[Figure scripts]
++++
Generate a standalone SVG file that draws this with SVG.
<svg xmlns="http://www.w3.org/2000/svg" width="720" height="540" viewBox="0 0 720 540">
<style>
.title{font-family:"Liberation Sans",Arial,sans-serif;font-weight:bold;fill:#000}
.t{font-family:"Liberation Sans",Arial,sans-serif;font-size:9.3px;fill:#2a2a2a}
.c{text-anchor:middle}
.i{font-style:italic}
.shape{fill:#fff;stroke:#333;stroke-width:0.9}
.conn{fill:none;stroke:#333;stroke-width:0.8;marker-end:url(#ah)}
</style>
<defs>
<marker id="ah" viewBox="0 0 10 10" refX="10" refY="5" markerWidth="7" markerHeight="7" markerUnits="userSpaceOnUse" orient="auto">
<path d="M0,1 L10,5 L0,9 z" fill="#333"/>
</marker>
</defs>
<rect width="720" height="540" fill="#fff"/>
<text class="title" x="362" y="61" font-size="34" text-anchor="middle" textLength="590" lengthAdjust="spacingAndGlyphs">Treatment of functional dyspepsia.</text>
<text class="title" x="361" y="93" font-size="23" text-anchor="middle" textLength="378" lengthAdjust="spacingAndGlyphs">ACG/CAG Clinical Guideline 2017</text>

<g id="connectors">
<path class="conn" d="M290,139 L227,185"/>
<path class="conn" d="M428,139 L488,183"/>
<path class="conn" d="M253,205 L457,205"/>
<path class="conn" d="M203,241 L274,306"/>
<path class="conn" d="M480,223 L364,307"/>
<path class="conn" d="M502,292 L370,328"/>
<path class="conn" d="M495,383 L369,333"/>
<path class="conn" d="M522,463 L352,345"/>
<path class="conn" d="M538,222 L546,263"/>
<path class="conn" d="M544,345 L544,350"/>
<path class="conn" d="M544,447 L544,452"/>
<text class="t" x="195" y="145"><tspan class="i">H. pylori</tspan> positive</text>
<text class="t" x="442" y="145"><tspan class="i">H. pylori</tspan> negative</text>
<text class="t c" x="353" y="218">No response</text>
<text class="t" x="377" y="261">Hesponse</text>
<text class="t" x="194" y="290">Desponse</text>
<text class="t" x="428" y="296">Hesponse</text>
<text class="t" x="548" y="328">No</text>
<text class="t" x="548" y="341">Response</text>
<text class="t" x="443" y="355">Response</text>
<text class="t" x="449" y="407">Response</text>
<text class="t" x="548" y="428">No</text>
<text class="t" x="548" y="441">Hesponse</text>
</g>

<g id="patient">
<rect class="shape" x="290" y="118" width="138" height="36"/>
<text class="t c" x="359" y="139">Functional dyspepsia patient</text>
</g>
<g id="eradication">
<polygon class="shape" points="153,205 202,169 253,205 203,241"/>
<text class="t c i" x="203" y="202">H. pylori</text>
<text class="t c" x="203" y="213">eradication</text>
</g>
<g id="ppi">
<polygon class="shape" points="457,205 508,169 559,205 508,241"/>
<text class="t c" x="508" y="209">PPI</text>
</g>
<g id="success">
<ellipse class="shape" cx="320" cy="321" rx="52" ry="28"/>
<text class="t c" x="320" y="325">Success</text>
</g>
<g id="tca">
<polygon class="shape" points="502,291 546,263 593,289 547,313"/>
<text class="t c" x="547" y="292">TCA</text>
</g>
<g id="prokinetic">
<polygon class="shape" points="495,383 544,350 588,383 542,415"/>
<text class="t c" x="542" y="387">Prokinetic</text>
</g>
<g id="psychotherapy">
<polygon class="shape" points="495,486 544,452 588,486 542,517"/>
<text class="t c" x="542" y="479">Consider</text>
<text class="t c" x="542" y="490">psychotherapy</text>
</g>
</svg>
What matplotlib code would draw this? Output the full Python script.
++++
# Goal
Copy every line of the records above, starting with the first, up to and including the line containing "Clinical Guideline 2017</text>".

# Final result
Generate a standalone SVG file that draws this with SVG.
<svg xmlns="http://www.w3.org/2000/svg" width="720" height="540" viewBox="0 0 720 540">
<style>
.title{font-family:"Liberation Sans",Arial,sans-serif;font-weight:bold;fill:#000}
.t{font-family:"Liberation Sans",Arial,sans-serif;font-size:9.3px;fill:#2a2a2a}
.c{text-anchor:middle}
.i{font-style:italic}
.shape{fill:#fff;stroke:#333;stroke-width:0.9}
.conn{fill:none;stroke:#333;stroke-width:0.8;marker-end:url(#ah)}
</style>
<defs>
<marker id="ah" viewBox="0 0 10 10" refX="10" refY="5" markerWidth="7" markerHeight="7" markerUnits="userSpaceOnUse" orient="auto">
<path d="M0,1 L10,5 L0,9 z" fill="#333"/>
</marker>
</defs>
<rect width="720" height="540" fill="#fff"/>
<text class="title" x="362" y="61" font-size="34" text-anchor="middle" textLength="590" lengthAdjust="spacingAndGlyphs">Treatment of functional dyspepsia.</text>
<text class="title" x="361" y="93" font-size="23" text-anchor="middle" textLength="378" lengthAdjust="spacingAndGlyphs">ACG/CAG Clinical Guideline 2017</text>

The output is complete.